§ **The input**
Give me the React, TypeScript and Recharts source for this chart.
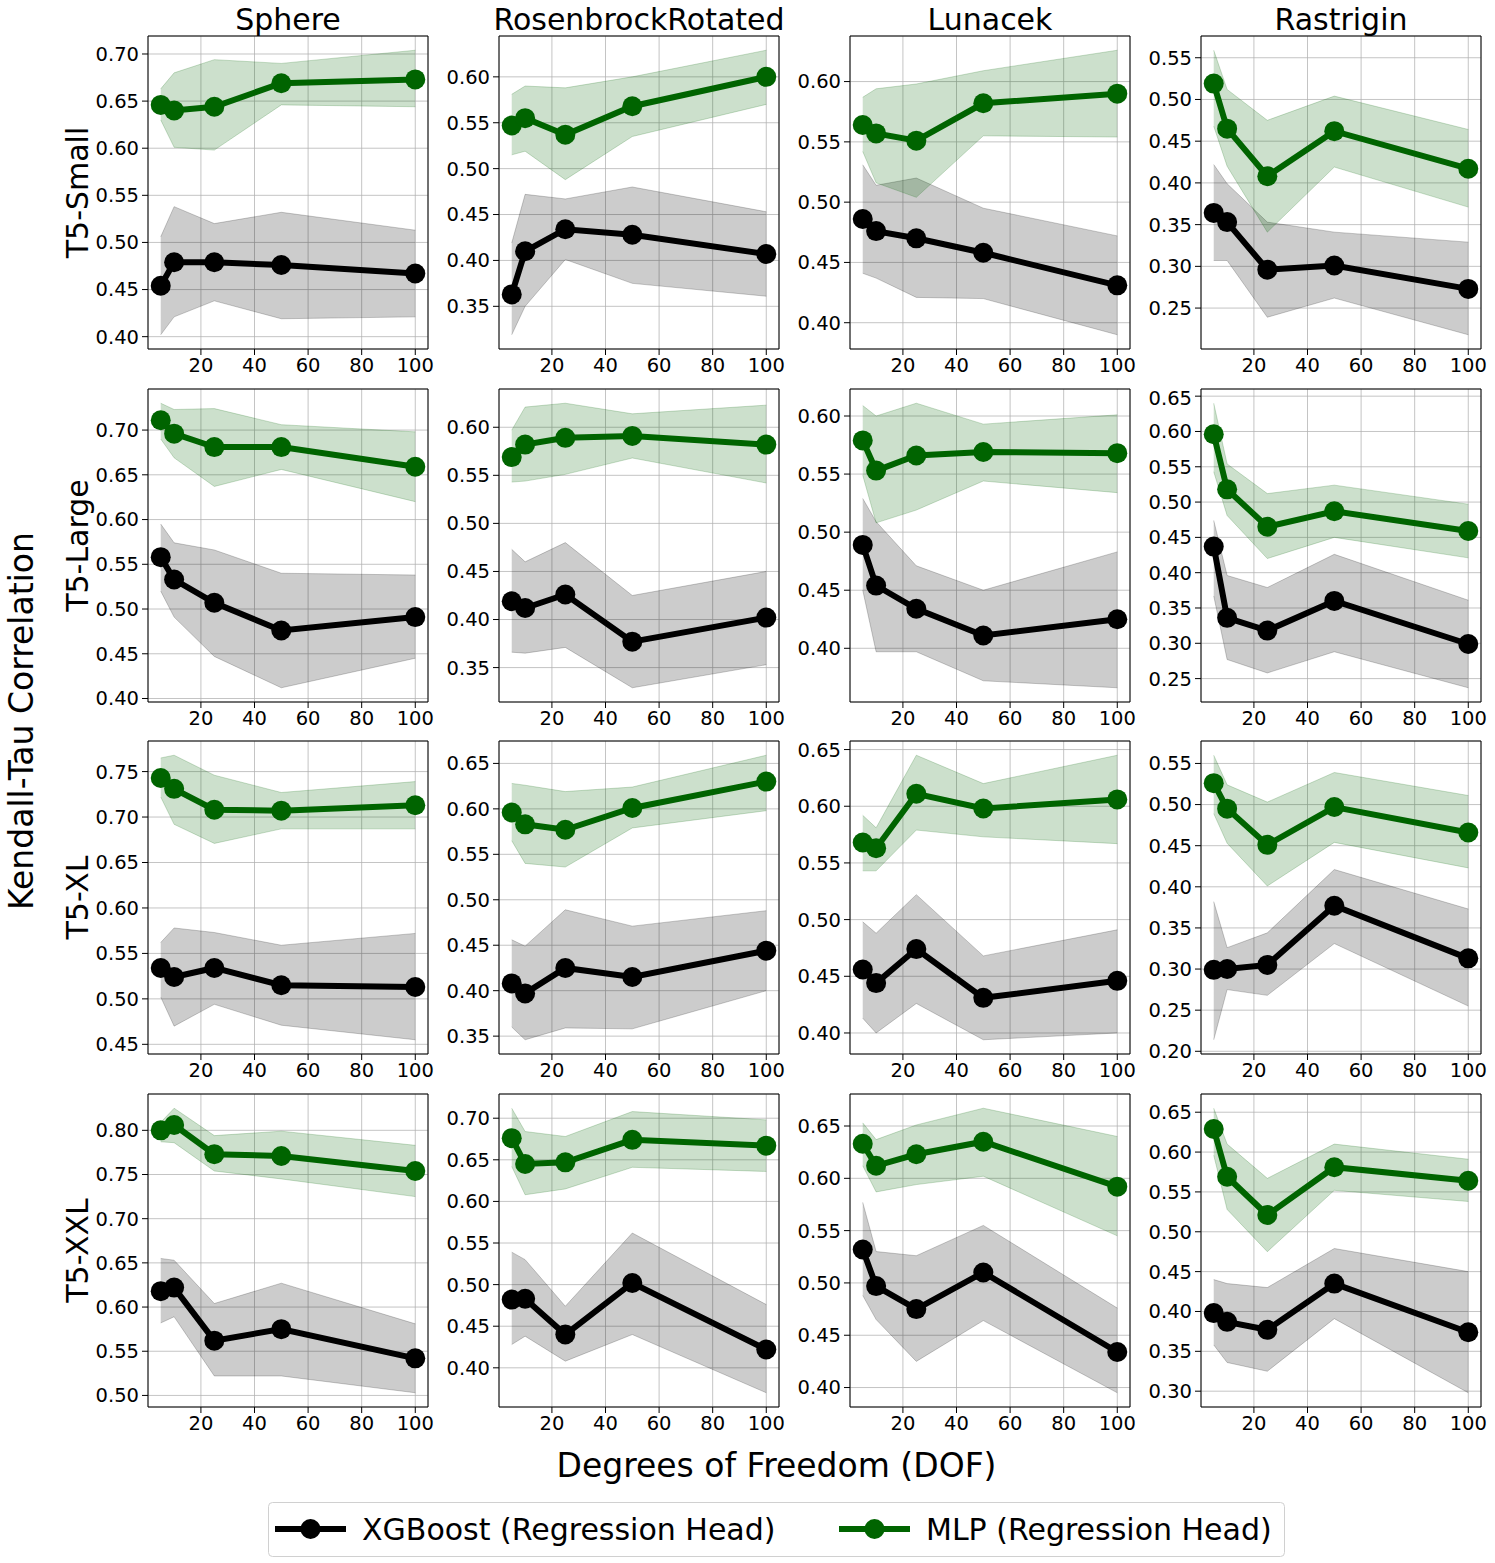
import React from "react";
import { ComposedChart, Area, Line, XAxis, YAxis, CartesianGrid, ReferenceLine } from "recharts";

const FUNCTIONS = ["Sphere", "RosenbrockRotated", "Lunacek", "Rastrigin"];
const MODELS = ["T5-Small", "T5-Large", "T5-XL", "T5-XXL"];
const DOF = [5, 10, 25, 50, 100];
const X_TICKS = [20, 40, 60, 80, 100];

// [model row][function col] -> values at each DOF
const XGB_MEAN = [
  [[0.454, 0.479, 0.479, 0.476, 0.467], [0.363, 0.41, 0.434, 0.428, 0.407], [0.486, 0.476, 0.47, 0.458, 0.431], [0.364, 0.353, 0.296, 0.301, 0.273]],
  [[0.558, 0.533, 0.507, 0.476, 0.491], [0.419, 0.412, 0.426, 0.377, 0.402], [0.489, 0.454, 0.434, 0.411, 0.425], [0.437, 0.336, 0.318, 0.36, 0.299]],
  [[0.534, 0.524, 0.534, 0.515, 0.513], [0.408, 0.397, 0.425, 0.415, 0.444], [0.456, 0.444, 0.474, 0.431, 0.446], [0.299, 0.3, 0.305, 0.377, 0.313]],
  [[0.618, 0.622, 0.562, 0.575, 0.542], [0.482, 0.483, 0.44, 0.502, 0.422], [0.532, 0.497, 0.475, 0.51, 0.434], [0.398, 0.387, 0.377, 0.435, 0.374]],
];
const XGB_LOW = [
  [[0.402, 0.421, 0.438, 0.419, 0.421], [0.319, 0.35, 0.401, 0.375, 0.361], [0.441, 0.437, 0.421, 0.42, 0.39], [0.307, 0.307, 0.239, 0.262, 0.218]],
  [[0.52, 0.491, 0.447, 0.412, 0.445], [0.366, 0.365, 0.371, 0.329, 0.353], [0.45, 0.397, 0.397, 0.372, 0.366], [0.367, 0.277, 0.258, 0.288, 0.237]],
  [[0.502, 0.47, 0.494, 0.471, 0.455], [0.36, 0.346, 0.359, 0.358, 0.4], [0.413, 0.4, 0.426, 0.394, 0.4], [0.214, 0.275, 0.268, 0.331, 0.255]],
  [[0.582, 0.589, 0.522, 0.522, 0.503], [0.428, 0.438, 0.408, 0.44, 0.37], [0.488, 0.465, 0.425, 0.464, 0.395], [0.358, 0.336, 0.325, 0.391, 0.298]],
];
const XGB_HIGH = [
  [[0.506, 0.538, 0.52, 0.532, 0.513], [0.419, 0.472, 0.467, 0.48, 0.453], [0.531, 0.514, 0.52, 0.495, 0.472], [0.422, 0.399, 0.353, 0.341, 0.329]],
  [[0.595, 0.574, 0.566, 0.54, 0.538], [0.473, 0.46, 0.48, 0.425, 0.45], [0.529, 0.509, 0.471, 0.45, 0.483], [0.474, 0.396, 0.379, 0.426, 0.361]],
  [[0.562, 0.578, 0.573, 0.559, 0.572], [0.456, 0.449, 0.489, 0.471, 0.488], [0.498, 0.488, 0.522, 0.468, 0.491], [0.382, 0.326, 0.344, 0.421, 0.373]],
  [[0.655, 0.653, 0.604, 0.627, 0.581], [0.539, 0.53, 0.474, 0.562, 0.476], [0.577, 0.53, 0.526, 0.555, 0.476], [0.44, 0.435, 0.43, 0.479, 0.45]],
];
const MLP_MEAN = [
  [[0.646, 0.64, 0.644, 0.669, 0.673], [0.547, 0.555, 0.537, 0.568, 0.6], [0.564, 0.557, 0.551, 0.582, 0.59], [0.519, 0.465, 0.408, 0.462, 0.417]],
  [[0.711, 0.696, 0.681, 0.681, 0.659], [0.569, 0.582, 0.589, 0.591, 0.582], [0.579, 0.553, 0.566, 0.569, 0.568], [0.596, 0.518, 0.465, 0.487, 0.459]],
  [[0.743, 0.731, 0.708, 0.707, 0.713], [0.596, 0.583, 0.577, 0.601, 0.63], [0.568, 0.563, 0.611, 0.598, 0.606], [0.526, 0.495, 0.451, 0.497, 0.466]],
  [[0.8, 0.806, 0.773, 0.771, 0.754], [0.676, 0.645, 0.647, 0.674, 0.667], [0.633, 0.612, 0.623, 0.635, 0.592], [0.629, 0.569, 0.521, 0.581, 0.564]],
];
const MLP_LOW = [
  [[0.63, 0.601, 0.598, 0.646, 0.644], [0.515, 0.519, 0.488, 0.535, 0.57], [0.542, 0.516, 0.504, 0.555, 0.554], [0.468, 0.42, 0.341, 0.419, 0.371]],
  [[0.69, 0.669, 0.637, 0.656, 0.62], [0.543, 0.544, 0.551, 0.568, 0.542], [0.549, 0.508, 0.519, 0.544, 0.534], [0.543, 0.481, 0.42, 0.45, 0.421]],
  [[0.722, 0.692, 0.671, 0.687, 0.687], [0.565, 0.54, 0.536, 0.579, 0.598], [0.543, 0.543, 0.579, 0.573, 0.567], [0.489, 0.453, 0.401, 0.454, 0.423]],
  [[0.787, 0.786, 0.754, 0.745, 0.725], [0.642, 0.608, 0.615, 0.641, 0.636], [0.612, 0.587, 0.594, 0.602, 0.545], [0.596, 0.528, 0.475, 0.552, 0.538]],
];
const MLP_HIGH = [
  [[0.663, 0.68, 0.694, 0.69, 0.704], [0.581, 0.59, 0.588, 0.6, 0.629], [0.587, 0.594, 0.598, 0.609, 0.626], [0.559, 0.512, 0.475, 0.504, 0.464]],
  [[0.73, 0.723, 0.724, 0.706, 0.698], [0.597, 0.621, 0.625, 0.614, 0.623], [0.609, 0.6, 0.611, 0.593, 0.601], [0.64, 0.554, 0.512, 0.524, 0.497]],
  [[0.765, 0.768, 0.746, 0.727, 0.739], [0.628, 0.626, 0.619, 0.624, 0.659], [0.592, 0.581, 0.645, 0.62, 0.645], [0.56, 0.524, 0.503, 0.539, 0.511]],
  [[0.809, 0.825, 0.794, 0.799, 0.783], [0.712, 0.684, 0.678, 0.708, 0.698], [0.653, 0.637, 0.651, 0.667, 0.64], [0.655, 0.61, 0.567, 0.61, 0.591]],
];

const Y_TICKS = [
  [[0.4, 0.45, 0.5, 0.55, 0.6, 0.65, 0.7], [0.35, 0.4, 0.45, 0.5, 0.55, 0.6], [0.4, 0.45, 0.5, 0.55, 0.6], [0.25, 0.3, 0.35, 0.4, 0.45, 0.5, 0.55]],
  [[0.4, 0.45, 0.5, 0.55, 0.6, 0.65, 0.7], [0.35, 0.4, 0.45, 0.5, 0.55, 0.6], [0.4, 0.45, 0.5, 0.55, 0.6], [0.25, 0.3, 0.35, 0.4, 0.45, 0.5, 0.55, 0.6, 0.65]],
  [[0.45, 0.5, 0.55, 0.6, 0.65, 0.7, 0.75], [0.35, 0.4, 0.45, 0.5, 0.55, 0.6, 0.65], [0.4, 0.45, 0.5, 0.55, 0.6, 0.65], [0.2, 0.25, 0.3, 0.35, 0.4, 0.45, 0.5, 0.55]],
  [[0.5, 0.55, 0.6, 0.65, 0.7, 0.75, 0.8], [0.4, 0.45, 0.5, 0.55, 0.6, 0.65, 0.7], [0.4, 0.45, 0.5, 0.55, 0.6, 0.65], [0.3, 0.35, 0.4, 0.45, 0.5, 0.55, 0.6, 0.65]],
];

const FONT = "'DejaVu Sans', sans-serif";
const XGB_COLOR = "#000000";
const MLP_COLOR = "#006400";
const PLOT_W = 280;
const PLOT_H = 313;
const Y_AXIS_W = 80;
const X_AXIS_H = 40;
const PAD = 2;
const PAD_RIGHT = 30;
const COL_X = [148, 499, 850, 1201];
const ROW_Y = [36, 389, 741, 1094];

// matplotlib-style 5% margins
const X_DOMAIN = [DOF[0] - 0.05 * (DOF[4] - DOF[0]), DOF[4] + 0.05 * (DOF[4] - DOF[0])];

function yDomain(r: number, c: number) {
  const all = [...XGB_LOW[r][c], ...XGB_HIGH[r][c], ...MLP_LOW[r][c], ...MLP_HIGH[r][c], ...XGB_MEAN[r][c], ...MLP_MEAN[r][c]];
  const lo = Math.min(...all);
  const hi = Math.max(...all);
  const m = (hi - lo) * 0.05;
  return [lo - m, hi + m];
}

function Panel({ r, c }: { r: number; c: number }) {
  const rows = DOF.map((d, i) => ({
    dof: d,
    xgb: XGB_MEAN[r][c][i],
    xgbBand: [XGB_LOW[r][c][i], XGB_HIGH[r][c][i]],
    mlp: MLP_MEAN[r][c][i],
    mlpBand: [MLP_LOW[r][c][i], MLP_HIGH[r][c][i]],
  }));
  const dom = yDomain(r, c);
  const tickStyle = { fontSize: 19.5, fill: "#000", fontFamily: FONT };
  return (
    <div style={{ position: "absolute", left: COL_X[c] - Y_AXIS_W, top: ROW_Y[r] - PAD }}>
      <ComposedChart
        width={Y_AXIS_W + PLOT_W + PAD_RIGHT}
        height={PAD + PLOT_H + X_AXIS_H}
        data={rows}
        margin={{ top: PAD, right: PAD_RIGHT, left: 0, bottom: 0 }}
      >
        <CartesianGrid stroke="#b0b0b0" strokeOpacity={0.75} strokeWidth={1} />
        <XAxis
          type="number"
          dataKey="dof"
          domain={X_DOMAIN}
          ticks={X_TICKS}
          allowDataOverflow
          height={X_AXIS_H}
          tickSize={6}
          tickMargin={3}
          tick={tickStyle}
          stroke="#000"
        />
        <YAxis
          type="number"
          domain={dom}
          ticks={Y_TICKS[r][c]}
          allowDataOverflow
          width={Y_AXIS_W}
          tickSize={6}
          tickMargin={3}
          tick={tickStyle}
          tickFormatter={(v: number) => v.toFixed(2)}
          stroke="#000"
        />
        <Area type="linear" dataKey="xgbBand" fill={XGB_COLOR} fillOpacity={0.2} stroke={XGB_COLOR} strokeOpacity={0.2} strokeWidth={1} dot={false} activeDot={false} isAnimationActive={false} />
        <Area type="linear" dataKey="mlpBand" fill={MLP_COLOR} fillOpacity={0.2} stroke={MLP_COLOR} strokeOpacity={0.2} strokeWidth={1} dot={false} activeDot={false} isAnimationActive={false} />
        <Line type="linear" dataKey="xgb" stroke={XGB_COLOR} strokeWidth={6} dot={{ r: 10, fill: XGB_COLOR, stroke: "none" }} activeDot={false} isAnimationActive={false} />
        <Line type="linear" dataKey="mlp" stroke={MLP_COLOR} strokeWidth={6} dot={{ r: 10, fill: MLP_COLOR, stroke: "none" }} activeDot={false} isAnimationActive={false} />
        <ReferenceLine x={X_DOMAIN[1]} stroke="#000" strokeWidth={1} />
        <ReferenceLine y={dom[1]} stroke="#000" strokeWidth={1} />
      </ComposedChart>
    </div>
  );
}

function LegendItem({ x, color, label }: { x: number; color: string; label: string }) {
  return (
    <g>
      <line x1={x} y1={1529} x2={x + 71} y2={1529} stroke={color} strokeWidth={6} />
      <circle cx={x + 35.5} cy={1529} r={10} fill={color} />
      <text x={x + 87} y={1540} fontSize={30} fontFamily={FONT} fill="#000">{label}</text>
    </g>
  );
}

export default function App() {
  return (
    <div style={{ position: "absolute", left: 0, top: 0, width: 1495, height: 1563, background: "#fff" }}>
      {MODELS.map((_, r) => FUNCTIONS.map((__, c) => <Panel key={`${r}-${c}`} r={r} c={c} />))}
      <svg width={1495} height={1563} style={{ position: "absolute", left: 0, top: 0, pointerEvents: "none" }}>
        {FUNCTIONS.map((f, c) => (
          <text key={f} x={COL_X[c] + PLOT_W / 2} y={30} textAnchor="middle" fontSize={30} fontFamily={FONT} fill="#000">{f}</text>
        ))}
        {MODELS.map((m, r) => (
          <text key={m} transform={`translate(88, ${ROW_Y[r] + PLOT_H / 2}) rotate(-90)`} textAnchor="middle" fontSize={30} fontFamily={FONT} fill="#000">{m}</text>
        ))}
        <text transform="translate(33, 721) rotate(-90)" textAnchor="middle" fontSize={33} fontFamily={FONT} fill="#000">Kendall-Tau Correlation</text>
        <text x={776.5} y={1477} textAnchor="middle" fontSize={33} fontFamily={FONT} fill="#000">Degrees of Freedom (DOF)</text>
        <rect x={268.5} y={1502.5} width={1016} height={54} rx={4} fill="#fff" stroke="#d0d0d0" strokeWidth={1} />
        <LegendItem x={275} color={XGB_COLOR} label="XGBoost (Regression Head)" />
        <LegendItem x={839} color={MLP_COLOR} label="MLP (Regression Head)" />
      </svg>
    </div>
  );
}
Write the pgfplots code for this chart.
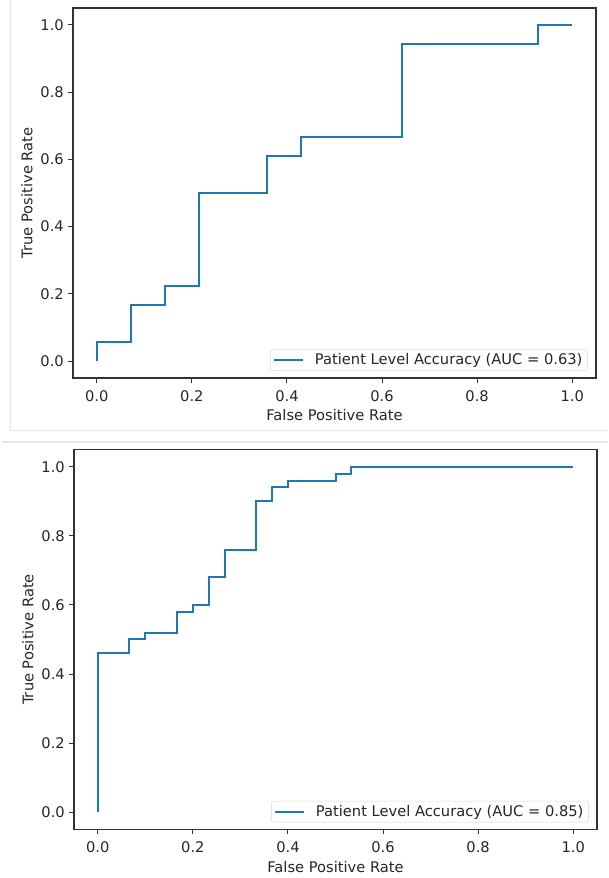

§ **Written task**
Restate the material word for word from its first line through the line containing "YAxis, CartesianGrid, ReferenceLine", both included; the pictures do not belong in it.

§ **Answer to this exercise**
Give me the React, TypeScript and Recharts source for this chart.
import React from "react";
import { ComposedChart, Area, Line, XAxis, YAxis, CartesianGrid, ReferenceLine } from "recharts";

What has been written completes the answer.